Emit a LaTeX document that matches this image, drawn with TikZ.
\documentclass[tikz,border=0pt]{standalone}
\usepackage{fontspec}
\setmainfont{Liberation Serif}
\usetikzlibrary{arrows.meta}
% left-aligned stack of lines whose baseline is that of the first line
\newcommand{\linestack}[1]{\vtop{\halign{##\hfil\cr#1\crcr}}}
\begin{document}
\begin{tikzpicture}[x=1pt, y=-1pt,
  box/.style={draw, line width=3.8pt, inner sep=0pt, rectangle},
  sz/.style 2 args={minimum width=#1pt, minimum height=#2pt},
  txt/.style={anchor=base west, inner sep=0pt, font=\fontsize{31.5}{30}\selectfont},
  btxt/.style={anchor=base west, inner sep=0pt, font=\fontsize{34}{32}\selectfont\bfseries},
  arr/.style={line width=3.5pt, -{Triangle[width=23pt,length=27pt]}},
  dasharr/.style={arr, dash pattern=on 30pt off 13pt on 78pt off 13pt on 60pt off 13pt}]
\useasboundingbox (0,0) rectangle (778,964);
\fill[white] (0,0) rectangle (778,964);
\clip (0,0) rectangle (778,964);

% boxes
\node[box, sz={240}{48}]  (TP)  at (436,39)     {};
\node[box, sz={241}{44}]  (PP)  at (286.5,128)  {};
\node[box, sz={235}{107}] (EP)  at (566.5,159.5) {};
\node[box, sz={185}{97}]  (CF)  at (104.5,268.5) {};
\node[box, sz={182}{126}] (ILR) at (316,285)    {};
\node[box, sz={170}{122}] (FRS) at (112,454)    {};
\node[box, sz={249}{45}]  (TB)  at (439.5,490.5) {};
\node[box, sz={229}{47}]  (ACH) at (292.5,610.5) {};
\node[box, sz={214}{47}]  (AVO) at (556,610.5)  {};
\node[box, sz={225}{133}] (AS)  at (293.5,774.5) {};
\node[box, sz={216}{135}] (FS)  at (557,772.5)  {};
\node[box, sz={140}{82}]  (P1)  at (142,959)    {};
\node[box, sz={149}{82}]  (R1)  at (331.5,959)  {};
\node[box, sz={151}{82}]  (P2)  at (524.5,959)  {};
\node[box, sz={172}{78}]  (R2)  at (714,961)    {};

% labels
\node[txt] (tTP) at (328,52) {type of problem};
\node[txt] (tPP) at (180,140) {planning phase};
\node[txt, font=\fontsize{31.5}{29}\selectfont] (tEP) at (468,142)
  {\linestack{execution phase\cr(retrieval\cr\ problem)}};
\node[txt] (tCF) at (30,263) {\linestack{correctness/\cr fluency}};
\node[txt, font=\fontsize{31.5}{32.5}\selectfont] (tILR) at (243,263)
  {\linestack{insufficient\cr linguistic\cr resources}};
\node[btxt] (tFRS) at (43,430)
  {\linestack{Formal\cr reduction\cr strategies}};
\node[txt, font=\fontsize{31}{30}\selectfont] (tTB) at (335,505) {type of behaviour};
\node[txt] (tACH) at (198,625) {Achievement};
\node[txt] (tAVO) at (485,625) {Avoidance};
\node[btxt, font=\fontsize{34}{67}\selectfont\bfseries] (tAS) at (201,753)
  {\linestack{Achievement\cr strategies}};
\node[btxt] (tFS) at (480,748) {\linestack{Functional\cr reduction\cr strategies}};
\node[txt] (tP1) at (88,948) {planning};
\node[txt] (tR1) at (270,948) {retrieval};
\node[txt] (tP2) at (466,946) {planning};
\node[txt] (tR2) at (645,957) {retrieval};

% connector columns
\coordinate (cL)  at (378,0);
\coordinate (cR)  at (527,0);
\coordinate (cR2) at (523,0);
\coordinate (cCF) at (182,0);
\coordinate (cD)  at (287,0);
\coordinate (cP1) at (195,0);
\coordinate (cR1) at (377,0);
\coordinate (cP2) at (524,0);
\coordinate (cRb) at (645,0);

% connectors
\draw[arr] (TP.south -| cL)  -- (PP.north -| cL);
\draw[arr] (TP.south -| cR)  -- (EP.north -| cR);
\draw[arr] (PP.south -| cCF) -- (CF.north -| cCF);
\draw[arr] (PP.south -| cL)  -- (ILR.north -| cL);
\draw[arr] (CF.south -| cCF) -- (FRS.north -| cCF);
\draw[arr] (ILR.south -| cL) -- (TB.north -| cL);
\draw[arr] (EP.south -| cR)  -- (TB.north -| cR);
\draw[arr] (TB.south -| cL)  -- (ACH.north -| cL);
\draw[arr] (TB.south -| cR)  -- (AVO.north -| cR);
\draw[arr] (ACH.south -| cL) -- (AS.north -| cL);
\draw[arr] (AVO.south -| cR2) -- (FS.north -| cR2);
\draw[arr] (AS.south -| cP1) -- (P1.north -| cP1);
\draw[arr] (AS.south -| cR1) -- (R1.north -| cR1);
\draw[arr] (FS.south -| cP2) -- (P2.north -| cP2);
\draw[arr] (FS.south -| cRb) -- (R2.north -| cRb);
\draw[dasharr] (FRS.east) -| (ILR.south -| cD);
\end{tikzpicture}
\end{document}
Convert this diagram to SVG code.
----
▶ **Written instruction**:
Gather up every line from the listing above in which the word "that" occurs.

▶ **Complete output**:
Emit a LaTeX document that matches this image, drawn with TikZ.
% left-aligned stack of lines whose baseline is that of the first line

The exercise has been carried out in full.